Friday, February 23, 2007

Police Inaction

So much for the police. A neighbour heard a child being beaten and called to report it-

"The people upstairs are about to kill their daughter! They are beating her and beating her and she is screaming."

Neighbors told First Coast News the beating continued for another 24 minutes.

"At first you could tell it was with a belt," said Raychael Harkey. "Then it went to a hand, then throwing the child around the room."

Neighbors called 911 two more times, begging for help.

The caller told the dispatcher that she was going to go intervene- but was told to let the nearby police handle the incident.

The officer close by is Officer Gabriel E. Dobkin.

An internal affairs report shows Officer Dobkin 2.9 miles away writing a speeding ticket.

During the stop, the report indicates Dobkin saw a truck pull into a drug store parking lot with expired tags.

Internal Affairs investigators say Dobkin wrote out the ticket and then sat in the drug store parking lot, waiting for the driver of the truck to leave the store.

At that moment, a priority one call for a "battery in progress" came, the most serious on JSO's scale.

Internal Affairs says Dobkin went inside the store to find the truck driver to see if he had insurance.

Dobkin fingerprinted the driver, and wrote him a ticket before driving away to help a little girl in trouble.

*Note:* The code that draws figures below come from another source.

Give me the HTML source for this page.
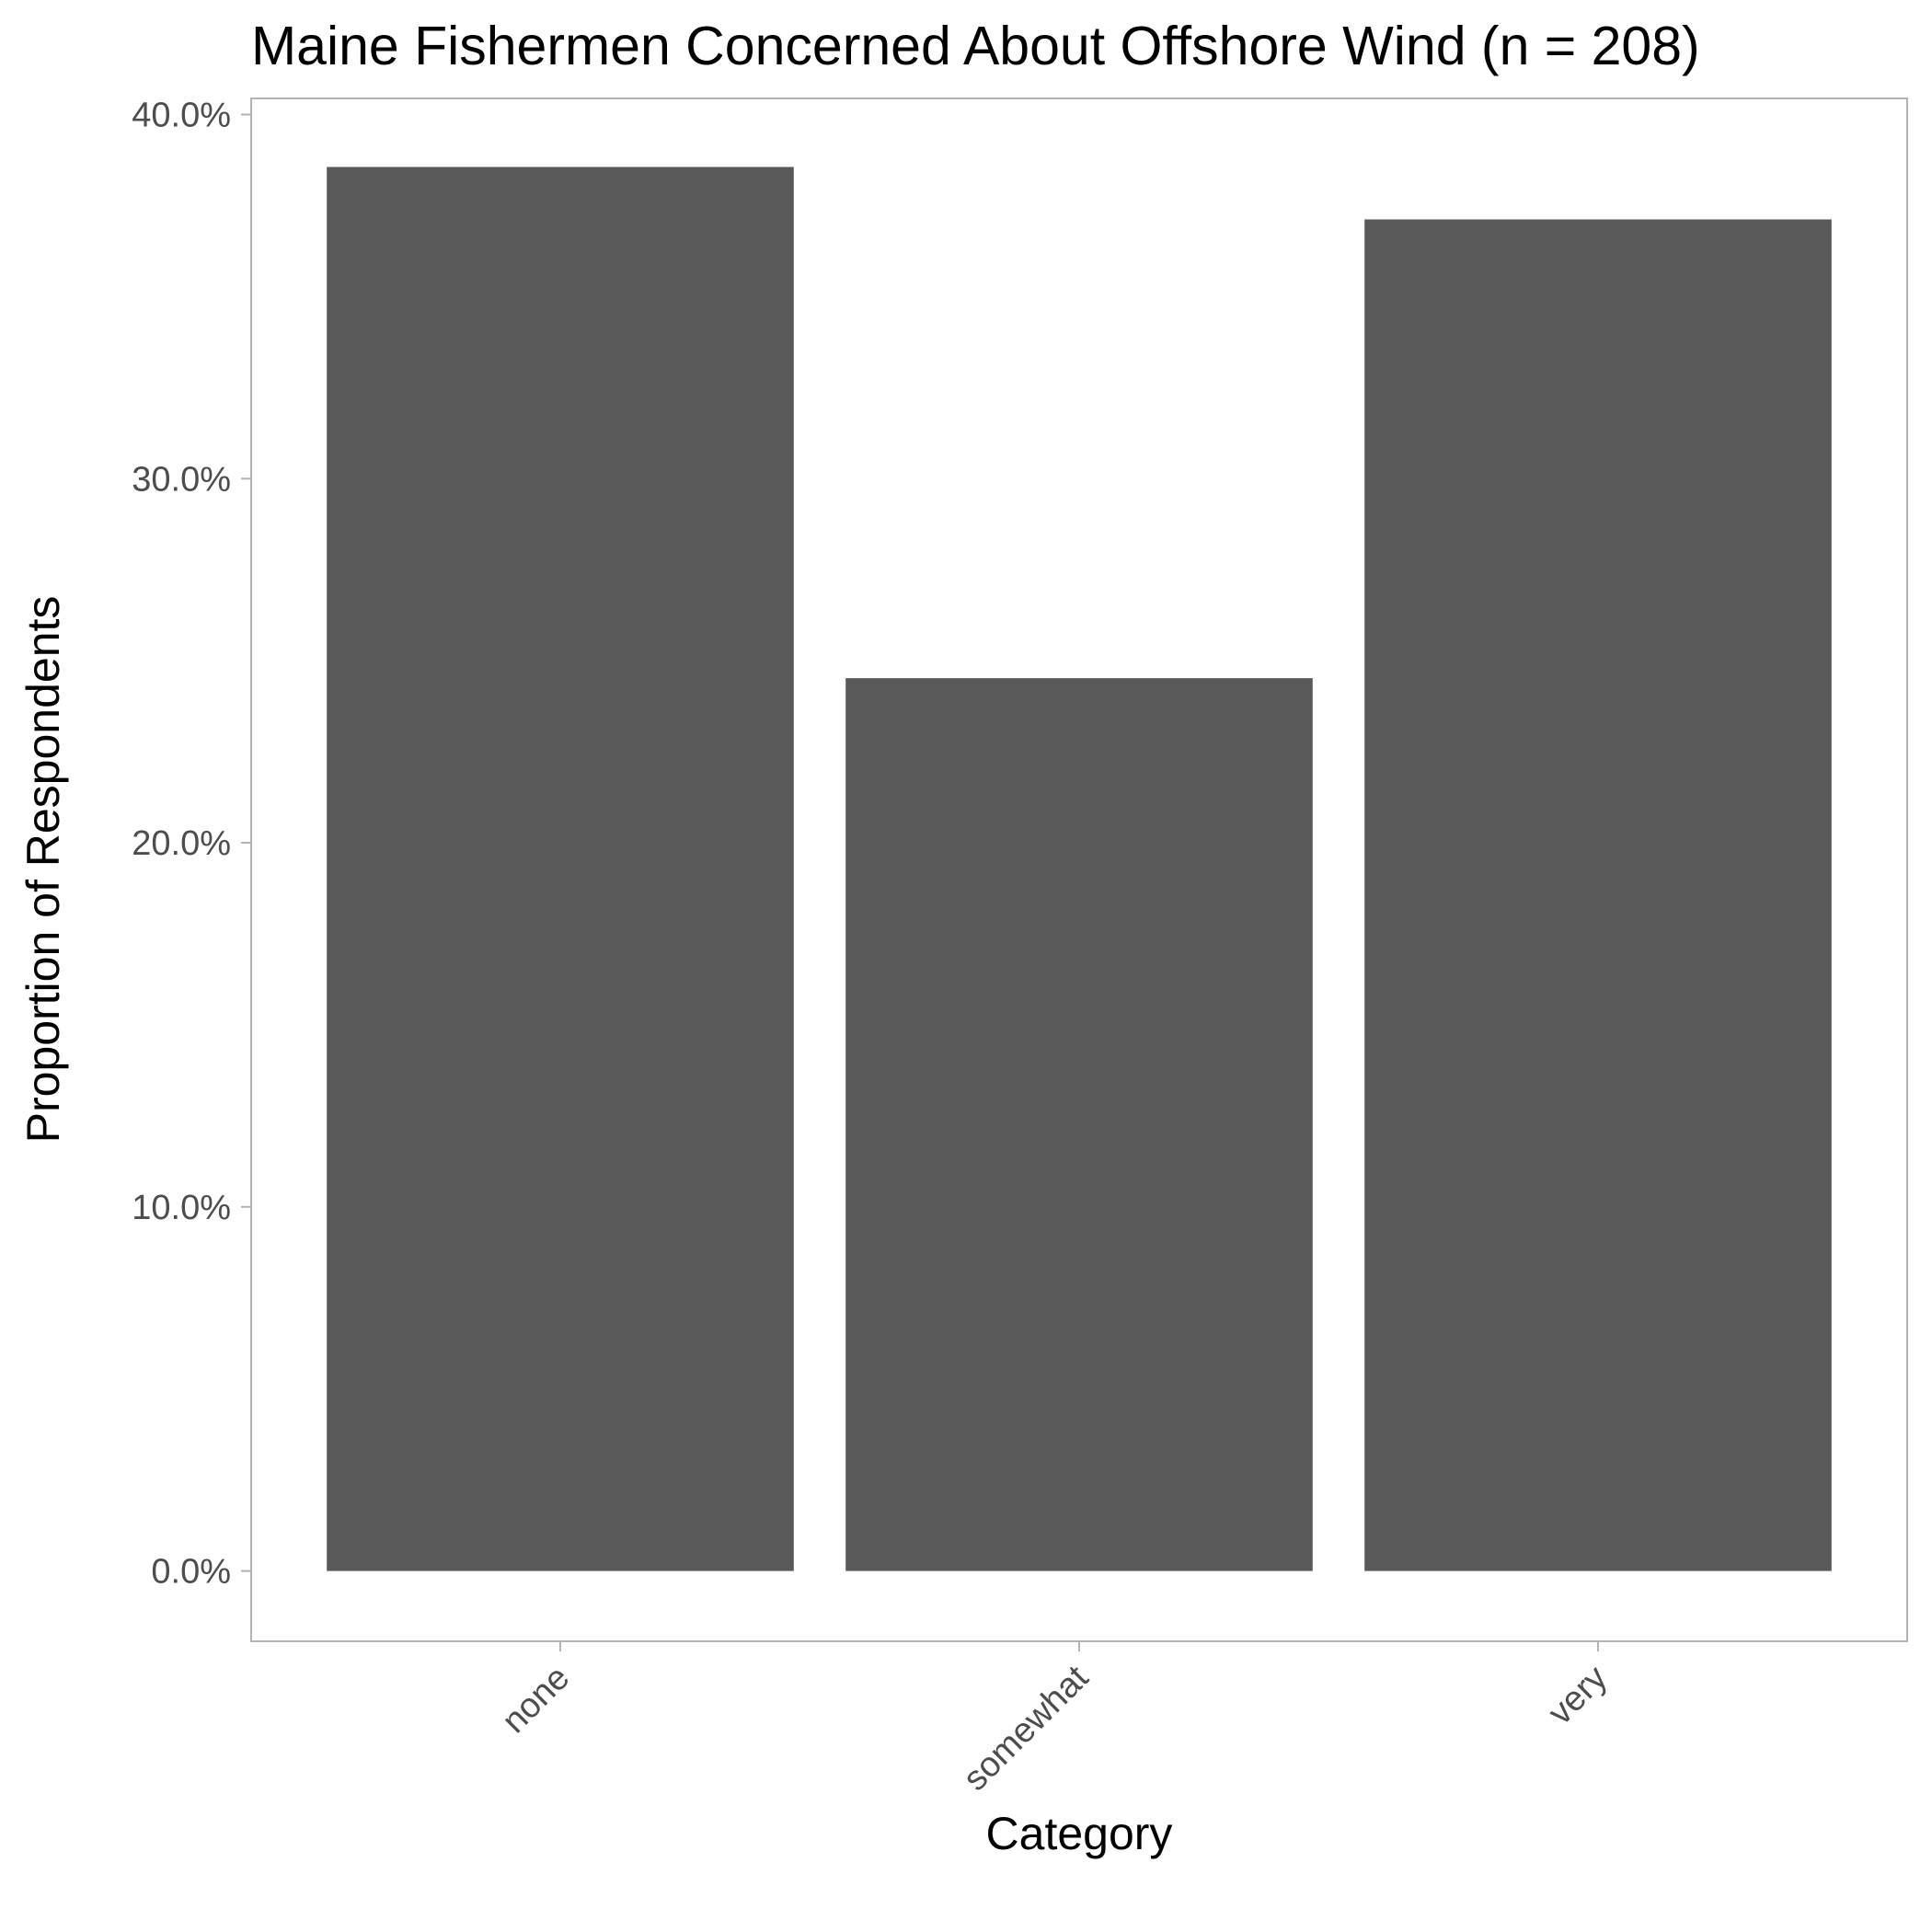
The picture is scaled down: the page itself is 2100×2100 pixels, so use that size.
<!DOCTYPE html>
<html><head><meta charset="utf-8"><style>
html,body{margin:0;padding:0;background:#fff;width:2100px;height:2100px;overflow:hidden}
svg text{font-family:"Liberation Sans",Arial,sans-serif}
</style></head><body>
<svg id="chart" width="2100" height="2100" xmlns="http://www.w3.org/2000/svg">
<rect x="0" y="0" width="2100" height="2100" fill="#fff"/>
<text x="273" y="70" font-size="59" fill="#000">Maine Fishermen Concerned About Offshore Wind (n = 208)</text>
<rect x="273" y="107" width="1800" height="1677" fill="none" stroke="#b3b3b3" stroke-width="2"/>
<g id="bars"></g><g id="yaxis"></g><g id="xaxis"></g>
<text x="1173" y="2010" font-size="50" text-anchor="middle" fill="#000">Category</text>
<text transform="translate(64,945) rotate(-90)" font-size="50" text-anchor="middle" fill="#000">Proportion of Respondents</text>
</svg>
<script>
const categories = ["none", "somewhat", "very"];
const values = [0.3856, 0.2452, 0.3712];
const yTicks = [0, 0.1, 0.2, 0.3, 0.4];
const yTickLabels = ["0.0%", "10.0%", "20.0%", "30.0%", "40.0%"];

const NS = "http://www.w3.org/2000/svg";
const panelL = 273, panelR = 2073, panelB = 1784;
const y0px = 1707.6, y40px = 124.5;
function yScale(v){ return y0px - v / 0.4 * (y0px - y40px); }
const x0 = 609, band = 564;
function xScale(i){ return x0 + i * band; }
const barW = band * 0.9;

const bars = document.getElementById('bars');
values.forEach((v, i) => {
  const r = document.createElementNS(NS, 'rect');
  
  
  r.setAttribute('x', xScale(i) - barW / 2);
  r.setAttribute('y', yScale(v));
  r.setAttribute('width', barW);
  r.setAttribute('height', yScale(0) - yScale(v));
  r.setAttribute('fill', '#595959');
  bars.appendChild(r);
});

const ya = document.getElementById('yaxis');
yTicks.forEach((t, i) => {
  const y = yScale(t);
  const l = document.createElementNS(NS, 'line');
  
  
  l.setAttribute('x1', panelL - 11); l.setAttribute('x2', panelL);
  l.setAttribute('y1', y); l.setAttribute('y2', y);
  l.setAttribute('stroke', '#b3b3b3'); l.setAttribute('stroke-width', '2');
  ya.appendChild(l);
  const tx = document.createElementNS(NS, 'text');
  
  
  tx.setAttribute('x', panelL - 22); tx.setAttribute('y', y + 13);
  tx.setAttribute('text-anchor', 'end'); tx.setAttribute('font-size', '38');
  tx.setAttribute('fill', '#4d4d4d');
  tx.textContent = yTickLabels[i];
  ya.appendChild(tx);
});

const xa = document.getElementById('xaxis');
categories.forEach((c, i) => {
  const x = xScale(i);
  const l = document.createElementNS(NS, 'line');
  
  
  l.setAttribute('x1', x); l.setAttribute('x2', x);
  l.setAttribute('y1', panelB); l.setAttribute('y2', panelB + 11);
  l.setAttribute('stroke', '#b3b3b3'); l.setAttribute('stroke-width', '2');
  xa.appendChild(l);
  const tx = document.createElementNS(NS, 'text');
  
  
  tx.setAttribute('transform', 'translate(' + (x + 12) + ',' + (panelB + 42) + ') rotate(-45)');
  tx.setAttribute('text-anchor', 'end'); tx.setAttribute('font-size', '38');
  tx.setAttribute('fill', '#4d4d4d');
  tx.textContent = c;
  xa.appendChild(tx);
});
</script>
</body></html>
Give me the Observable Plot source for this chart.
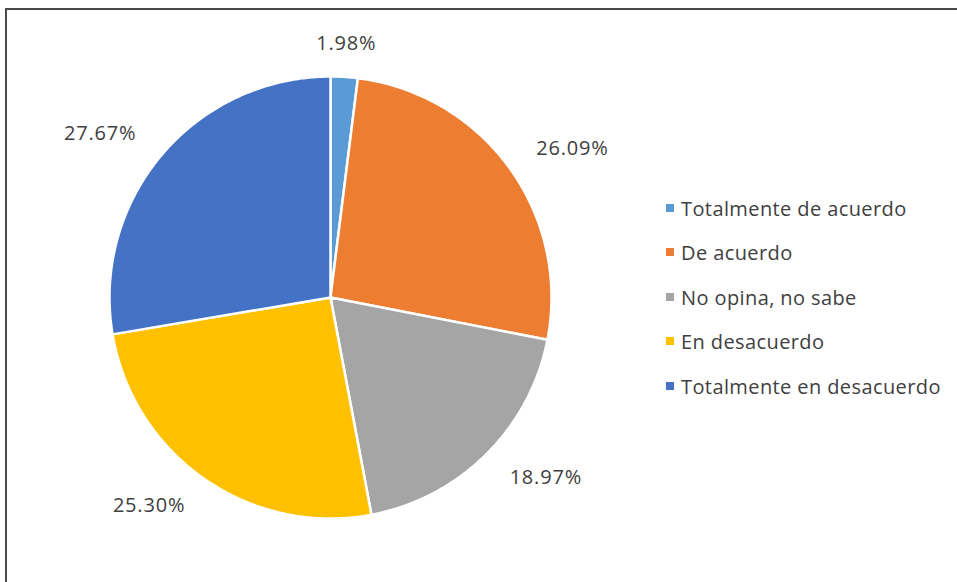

Officer Dobkin told Internal Affairs he has "had many of these type of calls involving children and parents," and he believed this one to be, "routine and not life-threatening," according to the report.

The officer also told investigators, "he didn't remember ever hearing or reading about the victim being five years old," saying it wouldn't have mattered to him because he considered the call routine.

Dobkin has been found to have further endangered the child by not responding immediately.

He has also been reprimanded for initially cancelling his backup officer but then calling him back on for help. Dobkin told investigators he didn't know why he did that.

Officer Dobkin has also been cited for changing the call from "battery in progress" to an investigation before arriving to the scene. Dobkin told Internal Affairs he based that call on his experience and belief the call didn't warrant a priority one dispatch.

Internal Affairs found Officer Dobkin incompetent. Investigators said he failed to take prompt action and failed to conform to work standards.

The Jacksonville Sheriff's Office would not comment on the matter.

Dobkin had been reprimanded in 2004 for incompetence for failing to respond to calls for service, and for initiating traffic stops on numerous occasions without notifying dispatch.

This piece of work has been "suspended". Not fired, just suspended- even though they know he's incompetent. I wonder if someone will have to die before this "Only One" loses his job?

1 comment:

straightarrow said...

Hopefully it will be Dobkins who dies.